Wouldn't work. Ask anyone that has an air spring/shock on their mountain bike. They are a bitch to tune properly and air is a bad shock media becaus it compresses before it flows. You would have a very springy ride on your car, even if you could get it to work properly.


----------



## Dropped89 (May 3, 2002)

its not a spring shock combo though there air cylenders that replace the strut and spring made for all mcpherson stut assembled cars.... i dunno they seem kinda nifty but who knows


----------



## 99.se.ltd (Jun 21, 2002)

i'm not much into show cars either, but having bagged suspension looks bad as hell in person. don't know about classics, but there are several b14's on the sr20 forum with bags. i wanna ride in one tho, to see how comfortable the ride is. the price ffor that stuff is insane too.


----------



## Dropped89 (May 3, 2002)

well the cool thing about them is that they dont tear or rip like bags can. they are actually cylenders made of metal.

kinda like hydro's but with air.


----------



## Guest (Aug 29, 2002)

What's the deal with "it's made of strong metal". Is this compared to ones made with "weak metal".

What in the conventional Macpherson strut setup is not "strong metal". What in the conventional Mac strut setup is not fast?

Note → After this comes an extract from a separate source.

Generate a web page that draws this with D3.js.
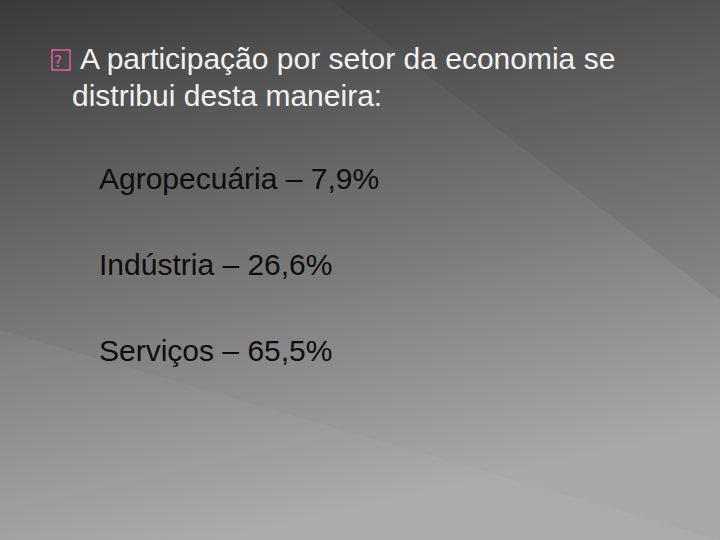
<!DOCTYPE html><html><head><meta charset="utf-8"><script src="https://cdn.jsdelivr.net/npm/d3@7"></script>
<style>body{margin:0}svg{display:block}</style></head><body><script>
const categories=["Agropecuária","Indústria","Serviços"];
const values=["7,9","26,6","65,5"];
const titleLines=["A participação por setor da economia se","distribui desta maneira:"];
const W=720,H=540;
const svg=d3.select("body").append("svg").attr("width",W).attr("height",H);
const defs=svg.append("defs");
const g=defs.append("linearGradient").attr("id","bg").attr("x1",0).attr("y1",0).attr("x2",0.3).attr("y2",1);
g.append("stop").attr("offset","0").attr("stop-color","#3a3a3a");
g.append("stop").attr("offset","1").attr("stop-color","#a8a8a8");
svg.append("rect").attr("width",W).attr("height",H).attr("fill","url(#bg)");
svg.append("path").attr("d","M330,0 L720,0 L720,300 Z").attr("fill","#000").attr("opacity",0.06);
svg.append("path").attr("d","M0,540 L0,330 L720,540 Z").attr("fill","#fff").attr("opacity",0.04);
svg.append("rect").attr("x",52).attr("y",50).attr("width",18).attr("height",20).attr("fill","none").attr("stroke","#e0609f").attr("stroke-width",1.5);
svg.append("text").attr("x",54).attr("y",67).attr("font-family","DejaVu Sans").attr("font-size",15).attr("fill","#e0609f").text("?");
const t=svg.append("text").attr("font-family","Liberation Sans, Arial").attr("font-size",30).attr("fill","#f2f2f2");
t.selectAll("tspan").data(titleLines).join("tspan").attr("x",(d,i)=>i?72:80).attr("y",(d,i)=>69+i*37).text(d=>d);
const y=d3.scalePoint().domain(categories).range([189,361]);
svg.selectAll("text.item").data(categories).join("text").attr("class","item")
 .attr("x",99).attr("y",d=>y(d)).attr("font-family","Liberation Sans, Arial").attr("font-size",30).attr("fill","#0d0d0d")
 .text((d,i)=>`${d} – ${values[i]}%`);
</script></body></html>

How do you maintain air pressure or does your car just lower itself like a low rider when you turn it off? 

How does anything move without live seals that can leak, tear, cause stiction?

I think someone is snowballing you with pseudo facts.

Just something to think about




Dropped89 said:


> *air cylinders sound so cool.. basically replacing the strut and spring with air.... fast action and made of strong metal.
> 
> has anyone considered it. I know I have and still am.
> 
> just somthing to think about. *


----------



## Sicx13 (May 2, 2002)

*been thinking about it*

about 99 percent of the premade stuff (BOLT ON) usally comes from aim industies the other day i found out that i live 2 miles away from them so i could go and get the stuff from them NO shipping yeah. i was considering air struts they have them pole of the strut going thru the bag thats mounted on it and have a pillow ball mount on the top so the bag does not twist when you turn . the rods are more suited for the rear


----------



## Shawn (Sep 18, 2002)

A slammed car always looks bad as hell! I've been thinking about air cylinders/air bags for a while now but i don't think i could afford it


----------